[WHAT IS REQUIRED]: Only the lines from the start of the data below through the line that contains "0.326, 0.338, 0.343];" are to be copied, exactly and without pictures.

○ ○ ○

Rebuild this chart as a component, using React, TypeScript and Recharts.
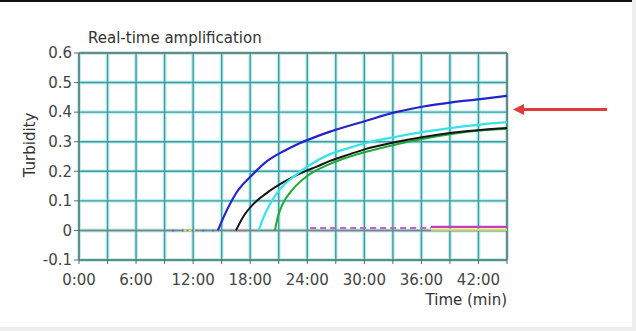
import { LineChart, Line, XAxis, YAxis, CartesianGrid, ReferenceLine } from "recharts";

// times in minutes, turbidity
const blueTime = [14.6, 15.6, 16.6, 18.1, 19.8, 21.5, 23.2, 25, 26.4, 30.1, 33.2, 36.2, 39.2, 42.2, 45];
const blueVals = [0, 0.072, 0.13, 0.184, 0.235, 0.268, 0.295, 0.318, 0.334, 0.37, 0.399, 0.419, 0.433, 0.444, 0.455];

const blackTime = [16.5, 17.3, 18.3, 19.8, 21.5, 23.2, 25, 26.4, 28.5, 30.1, 33.2, 36.2, 39.2, 42.2, 45];
const blackVals = [0, 0.048, 0.088, 0.128, 0.163, 0.192, 0.216, 0.235, 0.258, 0.275, 0.298, 0.316, 0.33, 0.34, 0.346];

const cyanTime = [18.9, 19.4, 20.1, 21.1, 22.5, 24.3, 26.4, 28.5, 30.1, 33.2, 36.2, 39.2, 42.2, 45];
const cyanVals = [0, 0.044, 0.09, 0.138, 0.18, 0.222, 0.258, 0.28, 0.295, 0.316, 0.333, 0.347, 0.358, 0.366];

const greenTime = [20.6, 20.9, 21.4, 22.5, 24, 25.7, 28.5, 30.1, 33.2, 36.2, 39.2, 42.2, 45];
const greenVals = [0, 0.045, 0.088, 0.14, 0.184, 0.215, 0.25, 0.265, 0.29, 0.31, 0.326, 0.338, 0.343];

// flat negative traces
const magentaDashTime = [24.3, 37];
const magentaDashVals = [0.008, 0.008];
const magentaTime = [37, 45];
const magentaVals = [0.012, 0.012];
const yellowTime = [37, 45];
const yellowVals = [0.002, 0.002];
const purpleDotTime = [9.8, 14.2];
const purpleDotVals = [0, 0];
const yellowDotTime = [11, 12.2];
const yellowDotVals = [0, 0];
const redDotTime = [16, 17.6];
const redDotVals = [0, 0];

const xTicks = [0, 3, 6, 9, 12, 15, 18, 21, 24, 27, 30, 33, 36, 39, 42, 45];
const xTickLabels = ["0:00", "", "6:00", "", "12:00", "", "18:00", "", "24:00", "", "30:00", "", "36:00", "", "42:00", ""];
const yTicks = [-0.1, 0, 0.1, 0.2, 0.3, 0.4, 0.5, 0.6];
const yTickLabels = ["-0.1", "0", "0.1", "0.2", "0.3", "0.4", "0.5", "0.6"];

const toRows = (ts: number[], vs: number[]) => ts.map((t, i) => ({ t, v: vs[i] }));

const font = "'DejaVu Sans', sans-serif";
const tickStyle = { fontFamily: font, fontSize: 15, fill: "#454545" };

export default function App() {
  return (
    <div style={{ position: "absolute", left: 0, top: 0, width: 636, height: 331, background: "#fff", overflow: "hidden" }}>
      <div style={{ position: "absolute", left: 0, top: 0, width: 636, height: 2, background: "#111" }} />
      <div style={{ position: "absolute", left: 632, top: 0, width: 4, height: 331, background: "#eee" }} />
      <div style={{ position: "absolute", left: 0, top: 327, width: 636, height: 4, background: "#eee" }} />
      <LineChart width={636} height={331} margin={{ top: 53, right: 129, bottom: 41, left: 19 }}>
        <CartesianGrid stroke="#c4eff0" strokeWidth={4} />
        <CartesianGrid stroke="#3c9a9c" strokeWidth={1.4} />
        <XAxis
          dataKey="t"
          type="number"
          domain={[0, 45]}
          ticks={xTicks}
          interval={0}
          tickFormatter={(t: number) => xTickLabels[xTicks.indexOf(t)]}
          tick={tickStyle}
          tickSize={4}
          tickMargin={10}
          height={30}
          stroke="#666"
          allowDuplicatedCategory={false}
        />
        <YAxis
          type="number"
          domain={[-0.1, 0.6]}
          ticks={yTicks}
          interval={0}
          tickFormatter={(v: number) => yTickLabels[yTicks.indexOf(v)]}
          tick={tickStyle}
          tickSize={5}
          tickMargin={2}
          width={60}
          stroke="#666"
        />
        <ReferenceLine y={0} stroke="#808080" strokeWidth={1.5} />
        <ReferenceLine y={0.6} stroke="#777" strokeWidth={1.5} />
        <ReferenceLine x={45} stroke="#777" strokeWidth={1.5} />
        <Line data={toRows(purpleDotTime, purpleDotVals)} dataKey="v" stroke="#8a5ad0" strokeWidth={2} strokeDasharray="2 8" dot={false} isAnimationActive={false} />
        <Line data={toRows(yellowDotTime, yellowDotVals)} dataKey="v" stroke="#e8d850" strokeWidth={2} strokeDasharray="3 2" dot={false} isAnimationActive={false} />
        <Line data={toRows(redDotTime, redDotVals)} dataKey="v" stroke="#e07070" strokeWidth={2} strokeDasharray="2 2" dot={false} isAnimationActive={false} />
        <Line data={toRows(yellowTime, yellowVals)} dataKey="v" stroke="#e8e050" strokeWidth={2} dot={false} isAnimationActive={false} />
        <Line data={toRows(magentaDashTime, magentaDashVals)} dataKey="v" stroke="#c860c8" strokeWidth={2} strokeDasharray="6 4" dot={false} isAnimationActive={false} />
        <Line data={toRows(magentaTime, magentaVals)} dataKey="v" stroke="#c040c8" strokeWidth={2.2} dot={false} isAnimationActive={false} />
        <Line data={toRows(greenTime, greenVals)} dataKey="v" type="monotone" stroke="#22a835" strokeWidth={2} dot={false} isAnimationActive={false} />
        <Line data={toRows(blackTime, blackVals)} dataKey="v" type="monotone" stroke="#151515" strokeWidth={2} dot={false} isAnimationActive={false} />
        <Line data={toRows(cyanTime, cyanVals)} dataKey="v" type="monotone" stroke="#38e2ea" strokeWidth={2.2} dot={false} isAnimationActive={false} />
        <Line data={toRows(blueTime, blueVals)} dataKey="v" type="monotone" stroke="#2424c8" strokeWidth={2.2} dot={false} isAnimationActive={false} />
      </LineChart>
      <svg width={636} height={331} style={{ position: "absolute", left: 0, top: 0, pointerEvents: "none" }}>
        <text x={88} y={43} fontFamily={font} fontSize={15} fill="#333">Real-time amplification</text>
        <text x={0} y={0} transform="translate(35,145) rotate(-90)" textAnchor="middle" fontFamily={font} fontSize={15} fill="#333">Turbidity</text>
        <text x={507} y={305} textAnchor="end" fontFamily={font} fontSize={15} fill="#333">Time (min)</text>
        <line x1={607} y1={109.5} x2={520} y2={109.5} stroke="#e03a3a" strokeWidth={3} />
        <polygon points="513,109.5 524,104 524,115" fill="#e03a3a" />
      </svg>
    </div>
  );
}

○ ○ ○

[FULL OUTPUT]:
Rebuild this chart as a component, using React, TypeScript and Recharts.
import { LineChart, Line, XAxis, YAxis, CartesianGrid, ReferenceLine } from "recharts";

// times in minutes, turbidity
const blueTime = [14.6, 15.6, 16.6, 18.1, 19.8, 21.5, 23.2, 25, 26.4, 30.1, 33.2, 36.2, 39.2, 42.2, 45];
const blueVals = [0, 0.072, 0.13, 0.184, 0.235, 0.268, 0.295, 0.318, 0.334, 0.37, 0.399, 0.419, 0.433, 0.444, 0.455];

const blackTime = [16.5, 17.3, 18.3, 19.8, 21.5, 23.2, 25, 26.4, 28.5, 30.1, 33.2, 36.2, 39.2, 42.2, 45];
const blackVals = [0, 0.048, 0.088, 0.128, 0.163, 0.192, 0.216, 0.235, 0.258, 0.275, 0.298, 0.316, 0.33, 0.34, 0.346];

const cyanTime = [18.9, 19.4, 20.1, 21.1, 22.5, 24.3, 26.4, 28.5, 30.1, 33.2, 36.2, 39.2, 42.2, 45];
const cyanVals = [0, 0.044, 0.09, 0.138, 0.18, 0.222, 0.258, 0.28, 0.295, 0.316, 0.333, 0.347, 0.358, 0.366];

const greenTime = [20.6, 20.9, 21.4, 22.5, 24, 25.7, 28.5, 30.1, 33.2, 36.2, 39.2, 42.2, 45];
const greenVals = [0, 0.045, 0.088, 0.14, 0.184, 0.215, 0.25, 0.265, 0.29, 0.31, 0.326, 0.338, 0.343];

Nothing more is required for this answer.